Task description: Begin with the first line of the material and copy each line word for word through the line that contains "const histA_marks = [51,79,97];"; the pictures are left out.

Collected material:

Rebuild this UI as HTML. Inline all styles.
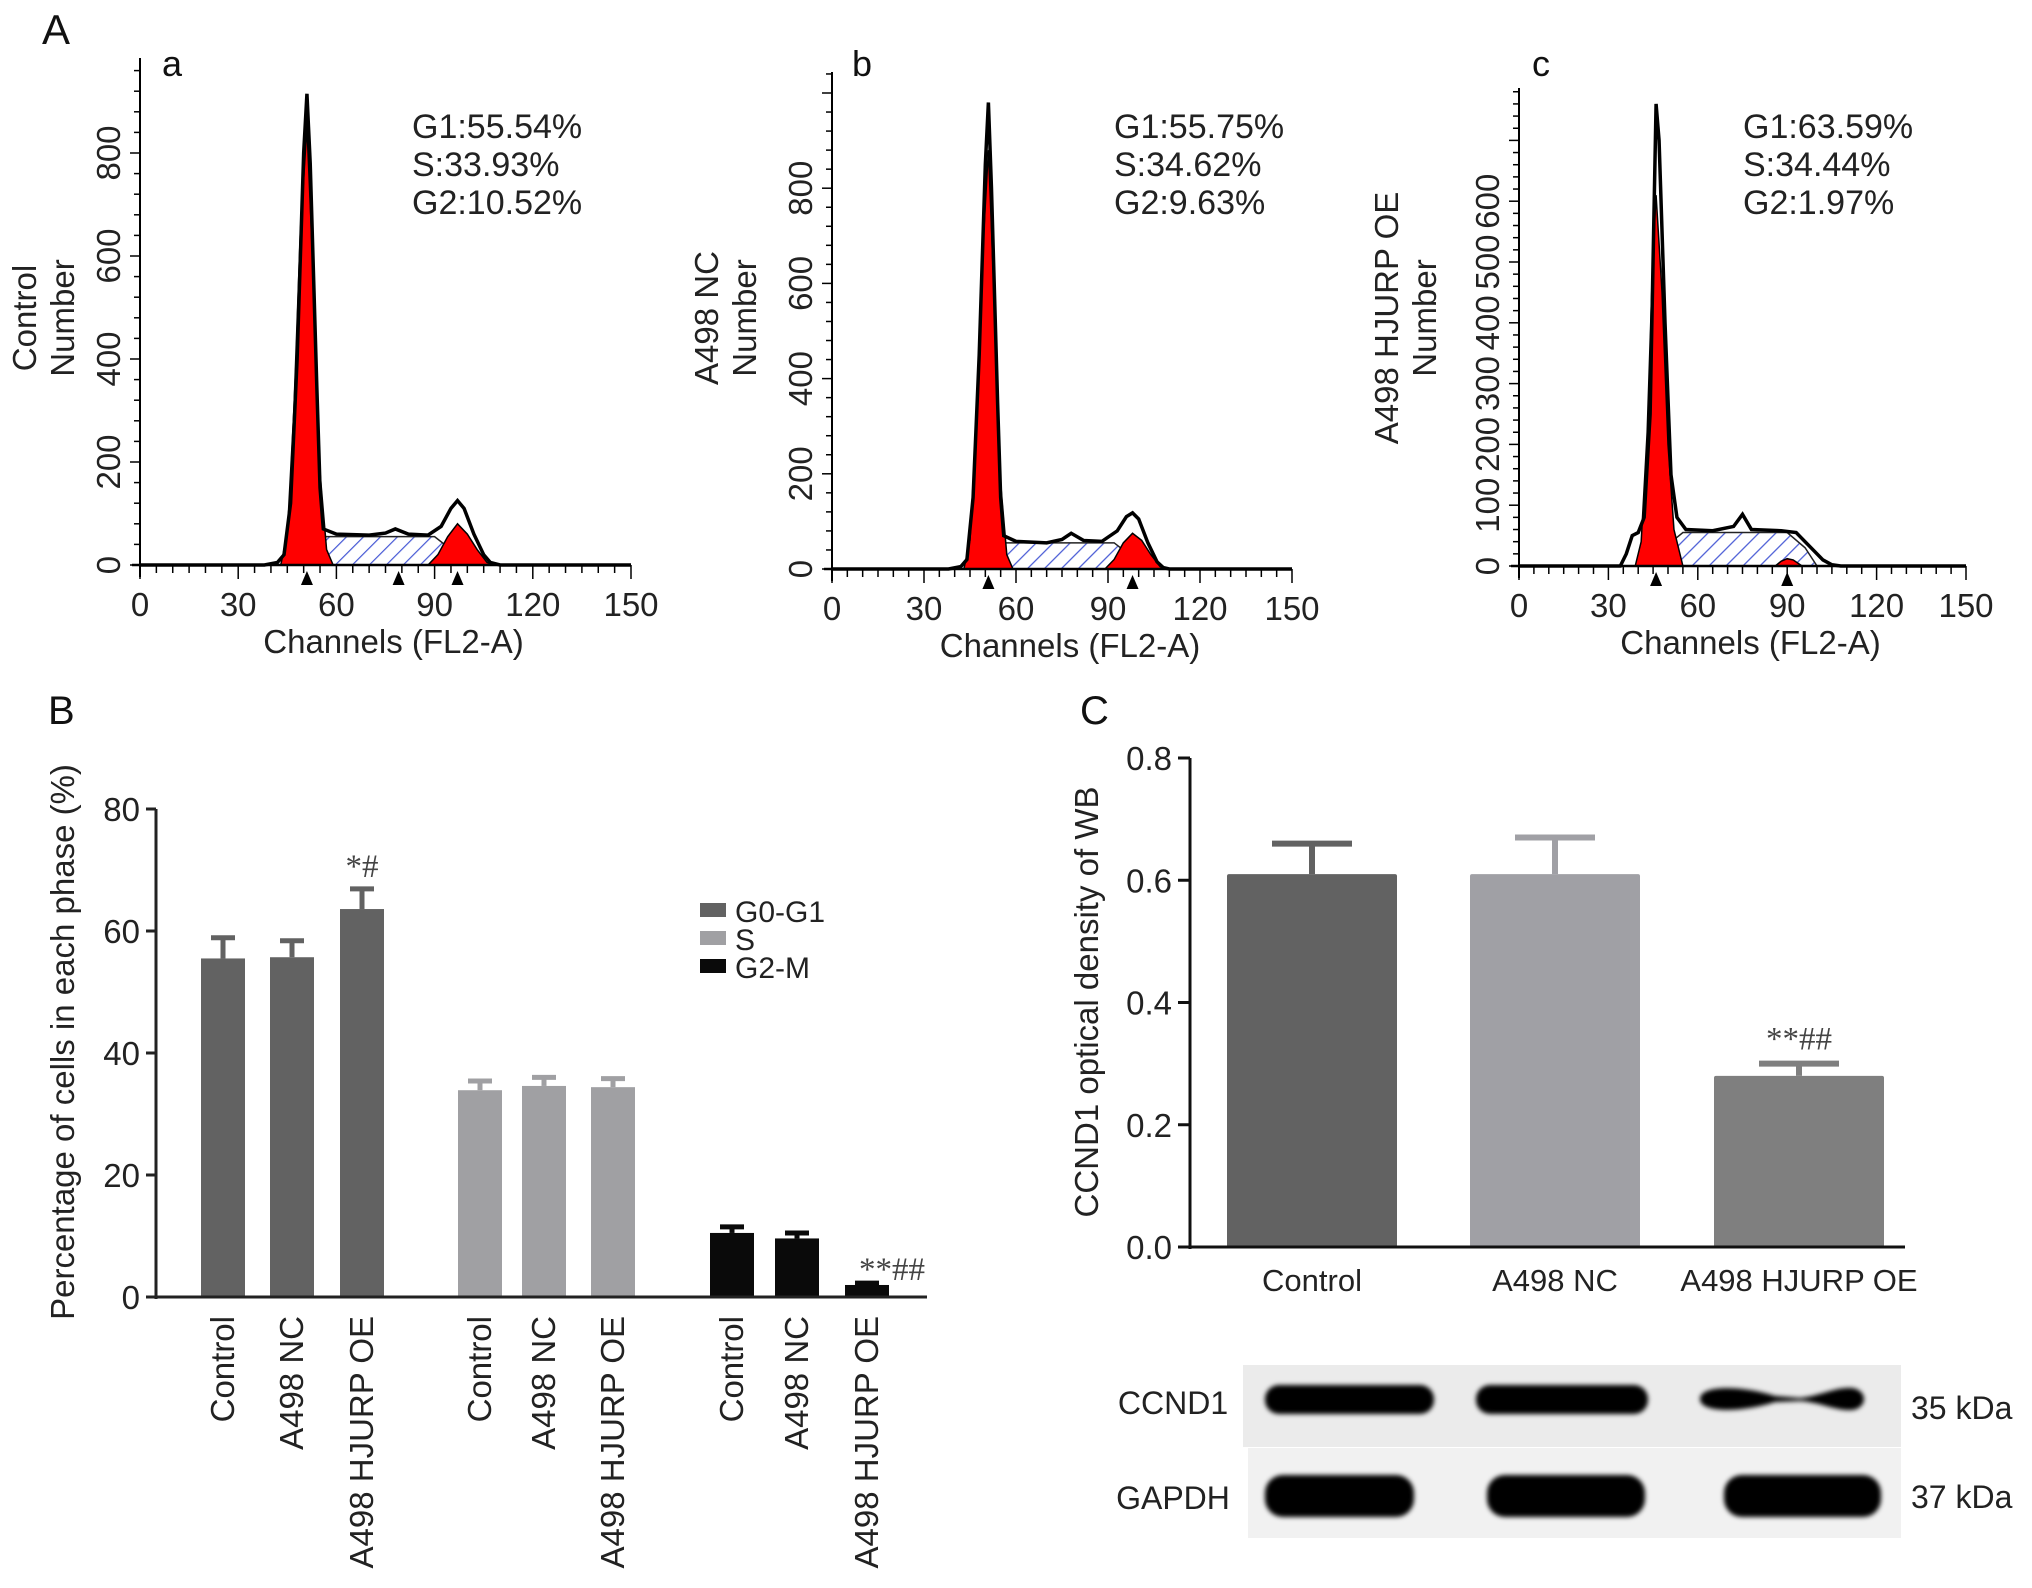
<!DOCTYPE html>
<html><head><meta charset="utf-8"><style>
html,body{margin:0;padding:0;background:#fff}
svg{display:block;font-family:"Liberation Sans",Arial,sans-serif}
</style></head><body>
<svg id="fig" width="2032" height="1588" viewBox="0 0 2032 1588" xmlns="http://www.w3.org/2000/svg">
<defs>
<pattern id="hatch" width="12" height="12" patternUnits="userSpaceOnUse" patternTransform="rotate(45)">
<rect width="12" height="12" fill="#fff"/><line x1="0" y1="0" x2="0" y2="12" stroke="#4a5cd6" stroke-width="2.5"/>
</pattern>
<filter id="blur"><feGaussianBlur stdDeviation="2.5"/></filter>
</defs>
<g id="root"></g>
</svg>
<script>
// ---------- Panel A histogram data ----------
const histA_outline = [[0,0],[38,0],[42,5],[44,20],[46,120],[48,400],[50,800],[51,915],[52,780],[54,350],[55,150],[56,70],[60,60],[70,58],[75,62],[78,70],[82,60],[88,58],[92,75],[95,110],[97,125],[99,110],[102,60],[105,20],[107,5],[110,0],[150,0]];
const histA_G1 = [[43,0],[45,60],[47,300],[49,650],[51,850],[53,550],[55,180],[57,30],[59,0]];
const histA_S = [[50,0],[53,30],[56,55],[90,55],[95,30],[98,0]];
const histA_G2 = [[88,0],[91,20],[94,55],[97,80],[100,60],[103,30],[106,5],[108,0]];
const histA_marks = [51,79,97];

const histB_outline = [[0,0],[38,0],[42,5],[44,20],[46,150],[48,450],[50,850],[51,980],[52,800],[54,350],[55,150],[56,70],[60,58],[70,55],[75,62],[78,75],[82,60],[88,58],[93,80],[96,110],[98,118],[100,105],[103,55],[106,15],[108,3],[110,0],[150,0]];
const histB_G1 = [[43,0],[45,60],[47,300],[49,650],[51,880],[53,550],[55,180],[57,30],[59,0]];
const histB_S = [[50,0],[53,30],[56,55],[92,55],[97,30],[100,0]];
const histB_G2 = [[89,0],[92,20],[95,55],[98,75],[101,60],[104,30],[107,5],[109,0]];
const histB_marks = [51,98];

const histC_outline = [[0,0],[34,0],[36,20],[38,50],[40,55],[42,80],[44,250],[46,760],[47,700],[49,400],[51,150],[53,80],[56,60],[65,58],[72,65],[75,85],[78,60],[88,58],[93,55],[96,40],[99,25],[102,10],[105,2],[108,0],[150,0]];
const histC_G1 = [[39,0],[41,40],[43,220],[45,520],[46,610],[48,450],[50,200],[52,60],[55,0]];
const histC_S = [[45,0],[50,35],[55,55],[90,55],[96,30],[100,0]];
const histC_G2 = [[86,0],[88,8],[90,12],[92,10],[95,0]];
const histC_marks = [46,90];

const histXTicks = [0,30,60,90,120,150];
const histAYTicks = [0,200,400,600,800];
const histCYTicks = [0,100,200,300,400,500,600];

// ---------- Panel B bar data ----------
const phaseGroups = ["G0-G1","S","G2-M"];
const groupNames = ["Control","A498 NC","A498 HJURP OE"];
const g1Vals = [55.5,55.7,63.6];
const g1Err = [3.4,2.7,3.3];
const sVals = [33.9,34.6,34.4];
const sErr = [1.5,1.4,1.4];
const g2Vals = [10.5,9.6,1.97];
const g2Err = [1.0,0.9,0.3];
const barBTicks = [0,20,40,60,80];

// ---------- Panel C bar data ----------
const ccndVals = [0.61,0.61,0.28];
const ccndErr = [0.05,0.06,0.02];
const barCTicks = [0.0,0.2,0.4,0.6,0.8];
const barCTickLabels = ["0.0","0.2","0.4","0.6","0.8"];

const NS="http://www.w3.org/2000/svg";
const root=document.getElementById('root');
function mk(tag,attrs,parent,text){const e=document.createElementNS(NS,tag);for(const k in attrs)e.setAttribute(k,attrs[k]);if(text!==undefined)e.textContent=text;(parent||root).appendChild(e);return e;}

// ---------- histograms ----------
function histPanel(o){
  const g=mk('g',{});
  
  
  const sx=v=>o.x0+(o.x1-o.x0)*v/150;
  const sy=v=>o.y0-v*o.k;
  const pts=a=>a.map(p=>sx(p[0])+','+sy(p[1])).join(' ');
  const s=mk('polygon',{points:pts(o.S),fill:'url(#hatch)',stroke:'#222','stroke-width':1.5},g);
  
  
  const g1=mk('polygon',{points:pts(o.G1),fill:'#ff0000',stroke:'#000','stroke-width':1.5},g);
  
  
  const g2=mk('polygon',{points:pts(o.G2),fill:'#ff0000',stroke:'#000','stroke-width':1.5},g);
  
  
  const ol=mk('polyline',{points:pts(o.outline),fill:'none',stroke:'#000','stroke-width':3.5},g);
  
  
  mk('line',{x1:o.x0,y1:o.yTop,x2:o.x0,y2:o.y0+12,stroke:'#000','stroke-width':2},g);
  mk('line',{x1:o.x0-8,y1:o.y0,x2:o.x1,y2:o.y0,stroke:'#000','stroke-width':2.5},g);
  for(let v=0;sy(v)>=o.yTop;v+=o.minor){const y=sy(v);mk('line',{x1:o.x0-(v%o.major===0?10:6),y1:y,x2:o.x0,y2:y,stroke:'#000','stroke-width':1.5},g);}
  o.yTicks.forEach(v=>{const t=mk('text',{x:o.x0-20,y:sy(v),'font-size':33,'text-anchor':'middle',transform:`rotate(-90 ${o.x0-20} ${sy(v)})`,fill:'#222'},g,String(v));});
  for(let v=0;v<=150;v+=5){const x=sx(v);mk('line',{x1:x,y1:o.y0,x2:x,y2:o.y0+(v%30===0?14:8),stroke:'#000','stroke-width':1.5},g);}
  histXTicks.forEach(v=>{const t=mk('text',{x:sx(v),y:o.y0+51,'font-size':33,'text-anchor':'middle',fill:'#222'},g,String(v));});
  o.marks.forEach(v=>{const x=sx(v);mk('polygon',{points:`${x-6},${o.y0+20} ${x+6},${o.y0+20} ${x},${o.y0+6}`,fill:'#000'},g);});
  const xt=mk('text',{x:(o.x0+o.x1)/2+8,y:o.y0+88,'font-size':33,'text-anchor':'middle',fill:'#222'},g,'Channels (FL2-A)');
  
  o.ytitles.forEach((s,i)=>{const x=o.ytx+i*38;const t=mk('text',{x:x,y:o.yty,'font-size':33,'text-anchor':'middle',transform:`rotate(-90 ${x} ${o.yty})`,fill:'#222'},g,s);});
  const lb=mk('text',{x:o.lx,y:76,'font-size':36,fill:'#111'},g,o.letter);
  o.stats.forEach((s,i)=>{const t=mk('text',{x:o.tx,y:138+i*38,'font-size':34,fill:'#222'},g,s);});
}
histPanel({name:'histogram-control',x0:140,x1:631,y0:565,k:0.515,yTop:58,minor:40,major:200,yTicks:histAYTicks,outline:histA_outline,G1:histA_G1,S:histA_S,G2:histA_G2,marks:histA_marks,ytitles:['Control','Number'],ytx:36,yty:318,lx:162,letter:'a',tx:412,stats:['G1:55.54%','S:33.93%','G2:10.52%']});
histPanel({name:'histogram-a498-nc',x0:832,x1:1292,y0:569,k:0.476,yTop:72,minor:40,major:200,yTicks:histAYTicks,outline:histB_outline,G1:histB_G1,S:histB_S,G2:histB_G2,marks:histB_marks,ytitles:['A498 NC','Number'],ytx:718,yty:318,lx:852,letter:'b',tx:1114,stats:['G1:55.75%','S:34.62%','G2:9.63%']});
histPanel({name:'histogram-a498-hjurp-oe',x0:1519,x1:1966,y0:566,k:0.608,yTop:88,minor:20,major:100,yTicks:histCYTicks,outline:histC_outline,G1:histC_G1,S:histC_S,G2:histC_G2,marks:histC_marks,ytitles:['A498 HJURP OE','Number'],ytx:1398,yty:318,lx:1532,letter:'c',tx:1743,stats:['G1:63.59%','S:34.44%','G2:1.97%']});
{const t=mk('text',{x:42,y:44,'font-size':42,fill:'#111'},root,'A');}

// ---------- Panel B ----------
{
  const g=mk('g',{});
  
  
  const ax=156,y0=1297,k=(1297-809)/80;
  const sy=v=>y0-v*k;
  const centers=[[223,292,362],[480,544,613],[732,797,867]];
  const colors=['#626262','#a0a0a3','#0a0a0a'];
  const vals=[g1Vals,sVals,g2Vals], errs=[g1Err,sErr,g2Err];
  const bw=44;
  vals.forEach((arr,gi)=>arr.forEach((v,i)=>{
    const cx=centers[gi][i];
    const ey=sy(v+errs[gi][i]);
    mk('line',{x1:cx,y1:sy(v),x2:cx,y2:ey,stroke:colors[gi],'stroke-width':5},g);
    mk('line',{x1:cx-12,y1:ey,x2:cx+12,y2:ey,stroke:colors[gi],'stroke-width':5},g);
    const b=mk('rect',{x:cx-bw/2,y:sy(v),width:bw,height:y0-sy(v),fill:colors[gi]},g);
    
    
    const lx=cx+11;
    const t=mk('text',{x:lx,y:1316,'font-size':33,'text-anchor':'end',transform:`rotate(-90 ${lx} 1316)`,fill:'#222'},g,groupNames[i]);
    
  }));
  mk('line',{x1:ax,y1:809,x2:ax,y2:y0+2,stroke:'#222','stroke-width':3},g);
  mk('line',{x1:ax-10,y1:y0,x2:927,y2:y0,stroke:'#222','stroke-width':3},g);
  barBTicks.forEach(v=>{mk('line',{x1:ax-10,y1:sy(v),x2:ax,y2:sy(v),stroke:'#222','stroke-width':3},g);
    const t=mk('text',{x:ax-16,y:sy(v)+12,'font-size':33,'text-anchor':'end',fill:'#222'},g,String(v));});
  const yt=mk('text',{x:74,y:1042,'font-size':33,'text-anchor':'middle',transform:'rotate(-90 74 1042)',fill:'#222'},g,'Percentage of cells in each phase (%)');
  
  const a1=mk('text',{x:362,y:sy(g1Vals[2]+g1Err[2])-12,'font-size':33,'text-anchor':'middle',fill:'#444','font-family':'Liberation Serif,serif'},g,'*#');
  const a2=mk('text',{x:892,y:1280,'font-size':33,'text-anchor':'middle',fill:'#444','font-family':'Liberation Serif,serif'},g,'**##');
  phaseGroups.forEach((p,i)=>{const ly=903+i*28;
    const r=mk('rect',{x:700,y:ly,width:26,height:14,fill:colors[i]},g);
    const t=mk('text',{x:735,y:ly+19,'font-size':30,fill:'#222'},g,p);});
  const lb=mk('text',{x:48,y:724,'font-size':40,fill:'#111'},g,'B');
}

// ---------- Panel C ----------
{
  const g=mk('g',{});
  
  
  const ax=1190,y0=1247,k=(1247-758)/0.8;
  const sy=v=>y0-v*k;
  const centers=[1312,1555,1799];
  const colors=['#626262','#a0a0a5','#7f7f7f'];
  const bw=170;
  ccndVals.forEach((v,i)=>{
    const cx=centers[i], ey=sy(v+ccndErr[i]);
    mk('line',{x1:cx,y1:sy(v),x2:cx,y2:ey,stroke:colors[i],'stroke-width':6},g);
    mk('line',{x1:cx-40,y1:ey,x2:cx+40,y2:ey,stroke:colors[i],'stroke-width':6},g);
    const b=mk('rect',{x:cx-bw/2,y:sy(v),width:bw,height:y0-sy(v),fill:colors[i],rx:2},g);
    
    
    const t=mk('text',{x:cx,y:1291,'font-size':31,'text-anchor':'middle',fill:'#222'},g,groupNames[i]);
    
  });
  mk('line',{x1:ax,y1:758,x2:ax,y2:y0+2,stroke:'#111','stroke-width':3},g);
  mk('line',{x1:ax-12,y1:y0,x2:1905,y2:y0,stroke:'#111','stroke-width':3},g);
  barCTicks.forEach((v,i)=>{mk('line',{x1:ax-12,y1:sy(v),x2:ax,y2:sy(v),stroke:'#111','stroke-width':3},g);
    const t=mk('text',{x:ax-18,y:sy(v)+12,'font-size':33,'text-anchor':'end',fill:'#222'},g,barCTickLabels[i]);});
  const yt=mk('text',{x:1098,y:1002,'font-size':33,'text-anchor':'middle',transform:'rotate(-90 1098 1002)',fill:'#222'},g,'CCND1 optical density of WB');
  
  const a=mk('text',{x:1799,y:sy(ccndVals[2]+ccndErr[2])-14,'font-size':33,'text-anchor':'middle',fill:'#444','font-family':'Liberation Serif,serif'},g,'**##');
  const lb=mk('text',{x:1080,y:724,'font-size':40,fill:'#111'},g,'C');
}

// ---------- Western blot ----------
{
  const g=mk('g',{});
  
  
  const b1=mk('rect',{x:1243,y:1365,width:658,height:82,fill:'#ebebeb'},g);
  const b2=mk('rect',{x:1248,y:1448,width:653,height:90,fill:'#f1f1f1'},g);
  const bands=mk('g',{filter:'url(#blur)'},g);
  [[1265,1434],[1476,1648]].forEach(p=>{const r=mk('rect',{x:p[0],y:1385,width:p[1]-p[0],height:29,rx:14,fill:'#050505'},bands);});
  const p3=mk('path',{d:'M1700,1399 C1700,1384 1745,1386 1775,1396 L1800,1398 C1820,1396 1835,1387 1852,1388 C1868,1390 1868,1408 1852,1410 C1835,1411 1820,1402 1800,1401 L1775,1402 C1745,1412 1700,1414 1700,1399 Z',fill:'#050505'},bands);
  
  [[1265,1414],[1487,1645],[1724,1881]].forEach(p=>{const r=mk('rect',{x:p[0],y:1475,width:p[1]-p[0],height:42,rx:18,fill:'#050505'},bands);});
  const l1=mk('text',{x:1173,y:1414,'font-size':32,'text-anchor':'middle',fill:'#222'},g,'CCND1');
  const l2=mk('text',{x:1173,y:1509,'font-size':32,'text-anchor':'middle',fill:'#222'},g,'GAPDH');
  const k1=mk('text',{x:1911,y:1419,'font-size':32,fill:'#222'},g,'35 kDa');
  const k2=mk('text',{x:1911,y:1508,'font-size':32,fill:'#222'},g,'37 kDa');
}
</script>
</body></html>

Written response:
Rebuild this UI as HTML. Inline all styles.
<!DOCTYPE html>
<html><head><meta charset="utf-8"><style>
html,body{margin:0;padding:0;background:#fff}
svg{display:block;font-family:"Liberation Sans",Arial,sans-serif}
</style></head><body>
<svg id="fig" width="2032" height="1588" viewBox="0 0 2032 1588" xmlns="http://www.w3.org/2000/svg">
<defs>
<pattern id="hatch" width="12" height="12" patternUnits="userSpaceOnUse" patternTransform="rotate(45)">
<rect width="12" height="12" fill="#fff"/><line x1="0" y1="0" x2="0" y2="12" stroke="#4a5cd6" stroke-width="2.5"/>
</pattern>
<filter id="blur"><feGaussianBlur stdDeviation="2.5"/></filter>
</defs>
<g id="root"></g>
</svg>
<script>
// ---------- Panel A histogram data ----------
const histA_outline = [[0,0],[38,0],[42,5],[44,20],[46,120],[48,400],[50,800],[51,915],[52,780],[54,350],[55,150],[56,70],[60,60],[70,58],[75,62],[78,70],[82,60],[88,58],[92,75],[95,110],[97,125],[99,110],[102,60],[105,20],[107,5],[110,0],[150,0]];
const histA_G1 = [[43,0],[45,60],[47,300],[49,650],[51,850],[53,550],[55,180],[57,30],[59,0]];
const histA_S = [[50,0],[53,30],[56,55],[90,55],[95,30],[98,0]];
const histA_G2 = [[88,0],[91,20],[94,55],[97,80],[100,60],[103,30],[106,5],[108,0]];
const histA_marks = [51,79,97];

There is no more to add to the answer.